:: Problem description ::
Quote the entries in full, character for character, without their images.

:: Records supplied ::
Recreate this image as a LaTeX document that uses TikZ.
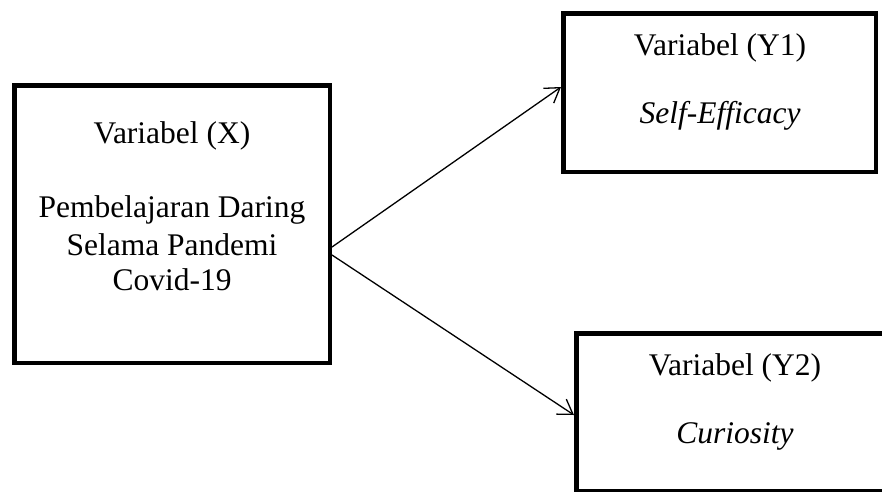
\documentclass[tikz,border=0pt]{standalone}
\usepackage{fontspec}
\setmainfont{Liberation Serif}
\usetikzlibrary{arrows.meta}
\begin{document}
\begin{tikzpicture}[x=1pt,y=-1pt,
  varbox/.style={draw=black,line width=4.5pt,rectangle,inner sep=0pt,minimum width=#1},
  lbl/.style={anchor=base,inner sep=0pt,font=\fontsize{31.5}{36}\selectfont},
  link/.style={line width=1.3pt,-{Straight Barb[length=14pt,width=18pt,line width=1.3pt]}}]
\useasboundingbox (0,0) rectangle (882,491);
\clip (0,0) rectangle (882,491);
\fill[white] (0,0) rectangle (882,491);
% boxes (centre lines)
\node[varbox=315.5pt,minimum height=277.5pt] (X) at (172,224) {};
\node[varbox=312.5pt,minimum height=158.5pt] (Y1) at (719.5,92.5) {};
\node[varbox=323.75pt,minimum height=158.25pt] (Y2) at (738.125,412.375) {};
% texts
\node[lbl] (xa) at (172,143) {Variabel (X)};
\node[lbl] (xb) at (172,217) {Pembelajaran Daring};
\node[lbl] (xc) at (172,255) {Selama Pandemi};
\node[lbl] (xd) at (172,290) {Covid-19};
\node[lbl] (ya) at (720,55) {Variabel (Y1)};
\node[lbl] (yb) at (720,123) {\itshape Self-Efficacy};
\node[lbl] (za) at (735,375) {Variabel (Y2)};
\node[lbl] (zb) at (735,443) {\itshape Curiosity};
% connectors
\coordinate (s1) at (332,247);
\coordinate (s2) at (332,255);
\draw[link] (s1) -- (Y1.west |- 0,87);
\draw[link] (s2) -- (Y2.west |- 0,415);
\end{tikzpicture}
\end{document}
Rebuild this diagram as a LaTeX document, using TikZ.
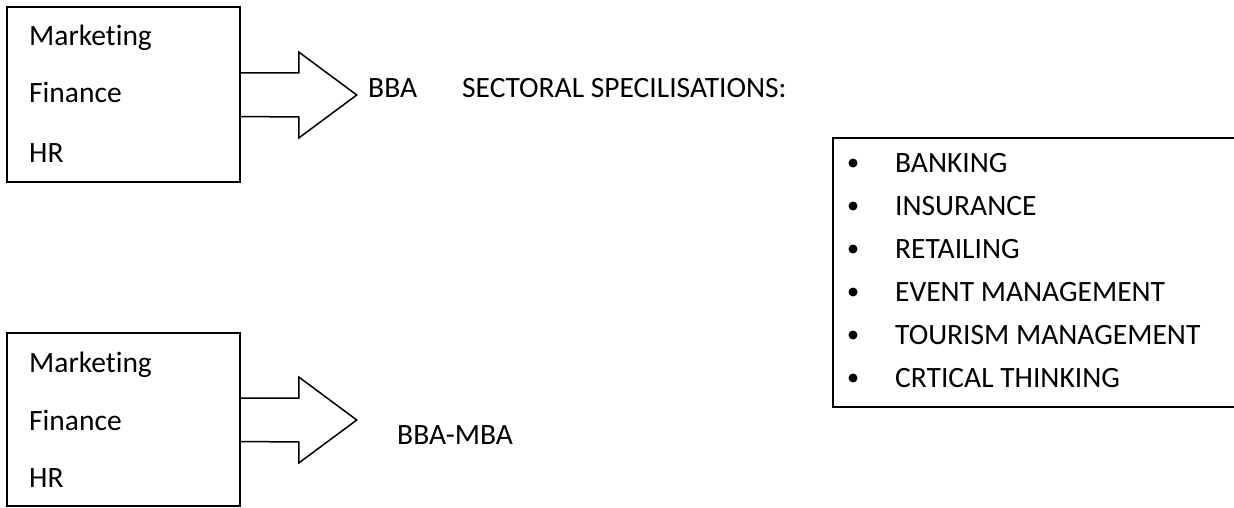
\documentclass[tikz,border=0pt]{standalone}
\usepackage{fontspec}
\setmainfont[Ligatures=NoCommon]{Carlito}
\usetikzlibrary{positioning}

\tikzset{
  streambox/.style={draw, line width=1.5pt, minimum width=233pt, minimum height=175pt, inner sep=0pt},
  subject/.style={anchor=base west, inner sep=0pt},
  degree/.style={anchor=base west, inner sep=0pt},
  bigarrow/.style={draw, line width=1.5pt, line join=miter},
  dot/.style={circle, fill, inner sep=0pt, minimum size=9pt}
}

\begin{document}
\begin{tikzpicture}[x=1pt, y=-1pt, font=\fontsize{29.5}{35}\selectfont]
    \useasboundingbox (0,0) rectangle (1234,508);

    % Upper stream: BBA
    \node[streambox] (bbabox) at (123.5,94.5) {};
    \node[subject] (mkt1) at (29,46) {Marketing};
    \node[subject] (fin1) at (29,103) {Finance};
    \node[subject] (hr1) at (29,162) {HR};
    \draw[bigarrow] ([yshift=21.5pt]bbabox.east) -- ++(58,0) -- ++(0,-21)
        -- ++(58,43) coordinate (tip1) -- ++(-58,43) -- ++(0,-21) -- ([yshift=-22pt]bbabox.east);
    \node[degree] (bba) at (368,98) {BBA};
    \node[degree] (sect) at (462,98) {SECTORAL SPECILISATIONS:};

    % Lower stream: BBA-MBA
    \node[streambox, minimum height=173pt] (mbabox) at (123.5,419.5) {};
    \node[subject] (mkt2) at (29,372) {Marketing};
    \node[subject] (fin2) at (29,430) {Finance};
    \node[subject] (hr2) at (29,487) {HR};
    \draw[bigarrow] ([yshift=21.5pt]mbabox.east) -- ++(58,0) -- ++(0,-21)
        -- ++(58,43) coordinate (tip2) -- ++(-58,43) -- ++(0,-21) -- ([yshift=-22pt]mbabox.east);
    \node[degree] (bbamba) at (397,444) {BBA-MBA};

    % Sectoral list (frame runs off the right edge)
    \coordinate (listtl) at (833,138);
    \coordinate (listbl) at (833,407);
    \draw[line width=1.5pt] (1236,138) -- (listtl) -- (listbl) -- (1236,407);
    \foreach \item [count=\i] in {BANKING, INSURANCE, RETAILING, EVENT MANAGEMENT,
        TOURISM MANAGEMENT, CRTICAL THINKING} {
      \node[degree] (item\i) at (895,{172+43*(\i-1)}) {\item};
      \node[dot] (dot\i) at (853,{172+43*(\i-1)-9}) {};
    }
\end{tikzpicture}
\end{document}
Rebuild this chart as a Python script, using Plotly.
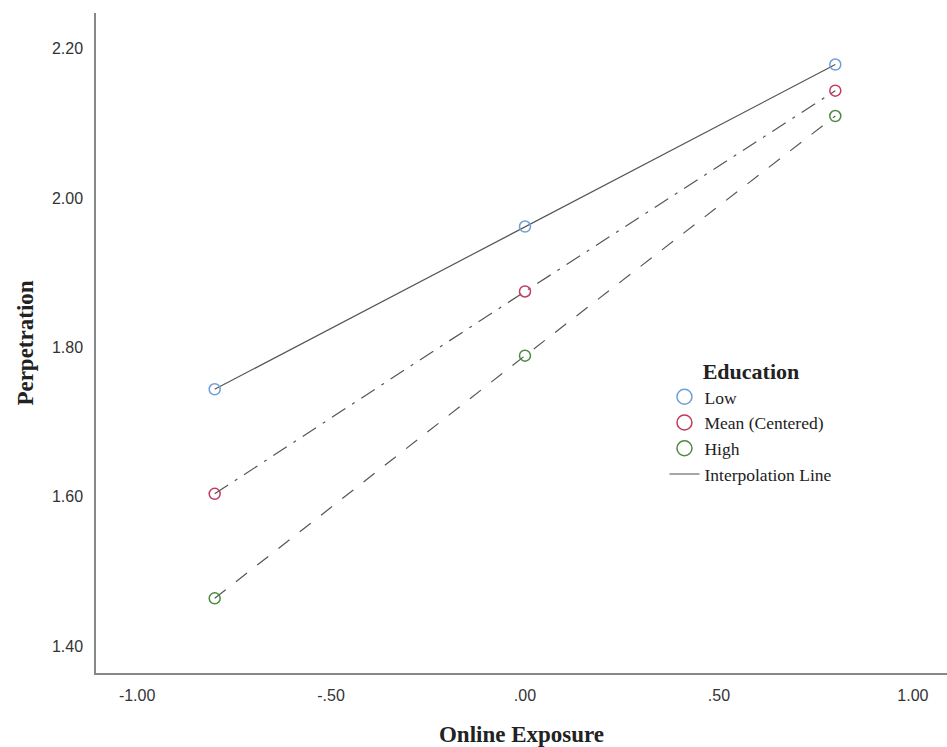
import plotly.graph_objects as go

x_vals = [-0.80, 0.00, 0.80]
low = [1.744, 1.962, 2.179]
mean_c = [1.604, 1.875, 2.144]
high = [1.464, 1.789, 2.110]

series_names = ["Low", "Mean (Centered)", "High"]
series_vals = [low, mean_c, high]
marker_colors = ["#6f9fd6", "#c23a5e", "#4c8a3e"]
dashes = ["solid", "16px,8px,3px,8px", "14px,13px"]

x_ticks = [-1.0, -0.5, 0.0, 0.5, 1.0]
x_ticklabels = ["-1.00", "-.50", ".00", ".50", "1.00"]
y_ticks = [1.4, 1.6, 1.8, 2.0, 2.2]
y_ticklabels = ["1.40", "1.60", "1.80", "2.00", "2.20"]

SERIF = "Liberation Serif, Times New Roman, serif"

fig = go.Figure()

for name, vals, dash in zip(series_names, series_vals, dashes):
    fig.add_trace(go.Scatter(
        x=x_vals, y=vals, mode="lines",
        line=dict(color="#555555", width=1.2, dash=dash),
        showlegend=False, hoverinfo="skip"))

for name, vals, col in zip(series_names, series_vals, marker_colors):
    fig.add_trace(go.Scatter(
        x=x_vals, y=vals, mode="markers", name=name, showlegend=False,
        marker=dict(symbol="circle-open", size=11, color=col, line=dict(width=1.5, color=col))))

# legend entries (larger symbols, as in the reference legend)
for name, col in zip(series_names, marker_colors):
    fig.add_trace(go.Scatter(
        x=[None], y=[None], mode="markers", name=name,
        marker=dict(symbol="circle-open", size=15, color=col, line=dict(width=1.5, color=col))))

fig.add_trace(go.Scatter(
    x=[None], y=[None], mode="lines", name="Interpolation Line",
    line=dict(color="#888888", width=1.5)))

fig.update_layout(
    width=947, height=747,
    paper_bgcolor="white", plot_bgcolor="white",
    margin=dict(l=96, r=0, t=13, b=74),
    font=dict(family="Liberation Sans, Arial, sans-serif", color="#333333"),
    xaxis=dict(
        range=[-1.106, 1.088], tickvals=x_ticks, ticktext=x_ticklabels,
        showgrid=False, zeroline=False, showline=True, linecolor="#888888", linewidth=1.5,
        ticks="", tickfont=dict(size=16, color="#333333"), ticklabelstandoff=7,
        title=dict(text="<b>Online Exposure</b>", standoff=23,
                   font=dict(family=SERIF, size=23, color="#222222"))),
    yaxis=dict(
        range=[1.364, 2.248], tickvals=y_ticks, ticktext=y_ticklabels,
        showgrid=False, zeroline=False, showline=True, linecolor="#888888", linewidth=1.5,
        ticks="", tickfont=dict(size=16, color="#333333"), ticklabelstandoff=8,
        title=dict(text="<b>Perpetration</b>", standoff=12,
                   font=dict(family=SERIF, size=23, color="#222222"))),
    legend=dict(
        x=0.668, y=0.489, xanchor="left", yanchor="top",
        bgcolor="rgba(0,0,0,0)", itemsizing="trace",
        tracegroupgap=0, itemwidth=30,
        font=dict(family=SERIF, size=17.5, color="#222222"),
        title=dict(text="<b>Education</b>", side="top center",
                   font=dict(family=SERIF, size=22, color="#222222"))),
)

fig.write_html("out.html")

:: Response for this exercise ::
Recreate this image as a LaTeX document that uses TikZ.
\documentclass[tikz,border=0pt]{standalone}
\usepackage{fontspec}
\setmainfont{Liberation Serif}
\usetikzlibrary{arrows.meta}
\begin{document}
\begin{tikzpicture}[x=1pt,y=-1pt,
  varbox/.style={draw=black,line width=4.5pt,rectangle,inner sep=0pt,minimum width=#1},
  lbl/.style={anchor=base,inner sep=0pt,font=\fontsize{31.5}{36}\selectfont},
  link/.style={line width=1.3pt,-{Straight Barb[length=14pt,width=18pt,line width=1.3pt]}}]
\useasboundingbox (0,0) rectangle (882,491);
\clip (0,0) rectangle (882,491);
\fill[white] (0,0) rectangle (882,491);
% boxes (centre lines)
\node[varbox=315.5pt,minimum height=277.5pt] (X) at (172,224) {};
\node[varbox=312.5pt,minimum height=158.5pt] (Y1) at (719.5,92.5) {};
\node[varbox=323.75pt,minimum height=158.25pt] (Y2) at (738.125,412.375) {};
% texts
\node[lbl] (xa) at (172,143) {Variabel (X)};
\node[lbl] (xb) at (172,217) {Pembelajaran Daring};
\node[lbl] (xc) at (172,255) {Selama Pandemi};
\node[lbl] (xd) at (172,290) {Covid-19};
\node[lbl] (ya) at (720,55) {Variabel (Y1)};
\node[lbl] (yb) at (720,123) {\itshape Self-Efficacy};
\node[lbl] (za) at (735,375) {Variabel (Y2)};
\node[lbl] (zb) at (735,443) {\itshape Curiosity};
% connectors
\coordinate (s1) at (332,247);
\coordinate (s2) at (332,255);
\draw[link] (s1) -- (Y1.west |- 0,87);
\draw[link] (s2) -- (Y2.west |- 0,415);
\end{tikzpicture}
\end{document}
Rebuild this diagram as a LaTeX document, using TikZ.
\documentclass[tikz,border=0pt]{standalone}
\usepackage{fontspec}
\setmainfont[Ligatures=NoCommon]{Carlito}
\usetikzlibrary{positioning}

\tikzset{
  streambox/.style={draw, line width=1.5pt, minimum width=233pt, minimum height=175pt, inner sep=0pt},
  subject/.style={anchor=base west, inner sep=0pt},
  degree/.style={anchor=base west, inner sep=0pt},
  bigarrow/.style={draw, line width=1.5pt, line join=miter},
  dot/.style={circle, fill, inner sep=0pt, minimum size=9pt}
}

\begin{document}
\begin{tikzpicture}[x=1pt, y=-1pt, font=\fontsize{29.5}{35}\selectfont]
    \useasboundingbox (0,0) rectangle (1234,508);

    % Upper stream: BBA
    \node[streambox] (bbabox) at (123.5,94.5) {};
    \node[subject] (mkt1) at (29,46) {Marketing};
    \node[subject] (fin1) at (29,103) {Finance};
    \node[subject] (hr1) at (29,162) {HR};
    \draw[bigarrow] ([yshift=21.5pt]bbabox.east) -- ++(58,0) -- ++(0,-21)
        -- ++(58,43) coordinate (tip1) -- ++(-58,43) -- ++(0,-21) -- ([yshift=-22pt]bbabox.east);
    \node[degree] (bba) at (368,98) {BBA};
    \node[degree] (sect) at (462,98) {SECTORAL SPECILISATIONS:};

    % Lower stream: BBA-MBA
    \node[streambox, minimum height=173pt] (mbabox) at (123.5,419.5) {};
    \node[subject] (mkt2) at (29,372) {Marketing};
    \node[subject] (fin2) at (29,430) {Finance};
    \node[subject] (hr2) at (29,487) {HR};
    \draw[bigarrow] ([yshift=21.5pt]mbabox.east) -- ++(58,0) -- ++(0,-21)
        -- ++(58,43) coordinate (tip2) -- ++(-58,43) -- ++(0,-21) -- ([yshift=-22pt]mbabox.east);
    \node[degree] (bbamba) at (397,444) {BBA-MBA};

    % Sectoral list (frame runs off the right edge)
    \coordinate (listtl) at (833,138);
    \coordinate (listbl) at (833,407);
    \draw[line width=1.5pt] (1236,138) -- (listtl) -- (listbl) -- (1236,407);
    \foreach \item [count=\i] in {BANKING, INSURANCE, RETAILING, EVENT MANAGEMENT,
        TOURISM MANAGEMENT, CRTICAL THINKING} {
      \node[degree] (item\i) at (895,{172+43*(\i-1)}) {\item};
      \node[dot] (dot\i) at (853,{172+43*(\i-1)-9}) {};
    }
\end{tikzpicture}
\end{document}
Rebuild this chart as a Python script, using Plotly.
import plotly.graph_objects as go

x_vals = [-0.80, 0.00, 0.80]
low = [1.744, 1.962, 2.179]
mean_c = [1.604, 1.875, 2.144]
high = [1.464, 1.789, 2.110]

series_names = ["Low", "Mean (Centered)", "High"]
series_vals = [low, mean_c, high]
marker_colors = ["#6f9fd6", "#c23a5e", "#4c8a3e"]
dashes = ["solid", "16px,8px,3px,8px", "14px,13px"]

x_ticks = [-1.0, -0.5, 0.0, 0.5, 1.0]
x_ticklabels = ["-1.00", "-.50", ".00", ".50", "1.00"]
y_ticks = [1.4, 1.6, 1.8, 2.0, 2.2]
y_ticklabels = ["1.40", "1.60", "1.80", "2.00", "2.20"]

SERIF = "Liberation Serif, Times New Roman, serif"

fig = go.Figure()

for name, vals, dash in zip(series_names, series_vals, dashes):
    fig.add_trace(go.Scatter(
        x=x_vals, y=vals, mode="lines",
        line=dict(color="#555555", width=1.2, dash=dash),
        showlegend=False, hoverinfo="skip"))

for name, vals, col in zip(series_names, series_vals, marker_colors):
    fig.add_trace(go.Scatter(
        x=x_vals, y=vals, mode="markers", name=name, showlegend=False,
        marker=dict(symbol="circle-open", size=11, color=col, line=dict(width=1.5, color=col))))

# legend entries (larger symbols, as in the reference legend)
for name, col in zip(series_names, marker_colors):
    fig.add_trace(go.Scatter(
        x=[None], y=[None], mode="markers", name=name,
        marker=dict(symbol="circle-open", size=15, color=col, line=dict(width=1.5, color=col))))

fig.add_trace(go.Scatter(
    x=[None], y=[None], mode="lines", name="Interpolation Line",
    line=dict(color="#888888", width=1.5)))

fig.update_layout(
    width=947, height=747,
    paper_bgcolor="white", plot_bgcolor="white",
    margin=dict(l=96, r=0, t=13, b=74),
    font=dict(family="Liberation Sans, Arial, sans-serif", color="#333333"),
    xaxis=dict(
        range=[-1.106, 1.088], tickvals=x_ticks, ticktext=x_ticklabels,
        showgrid=False, zeroline=False, showline=True, linecolor="#888888", linewidth=1.5,
        ticks="", tickfont=dict(size=16, color="#333333"), ticklabelstandoff=7,
        title=dict(text="<b>Online Exposure</b>", standoff=23,
                   font=dict(family=SERIF, size=23, color="#222222"))),
    yaxis=dict(
        range=[1.364, 2.248], tickvals=y_ticks, ticktext=y_ticklabels,
        showgrid=False, zeroline=False, showline=True, linecolor="#888888", linewidth=1.5,
        ticks="", tickfont=dict(size=16, color="#333333"), ticklabelstandoff=8,
        title=dict(text="<b>Perpetration</b>", standoff=12,
                   font=dict(family=SERIF, size=23, color="#222222"))),
    legend=dict(
        x=0.668, y=0.489, xanchor="left", yanchor="top",
        bgcolor="rgba(0,0,0,0)", itemsizing="trace",
        tracegroupgap=0, itemwidth=30,
        font=dict(family=SERIF, size=17.5, color="#222222"),
        title=dict(text="<b>Education</b>", side="top center",
                   font=dict(family=SERIF, size=22, color="#222222"))),
)

fig.write_html("out.html")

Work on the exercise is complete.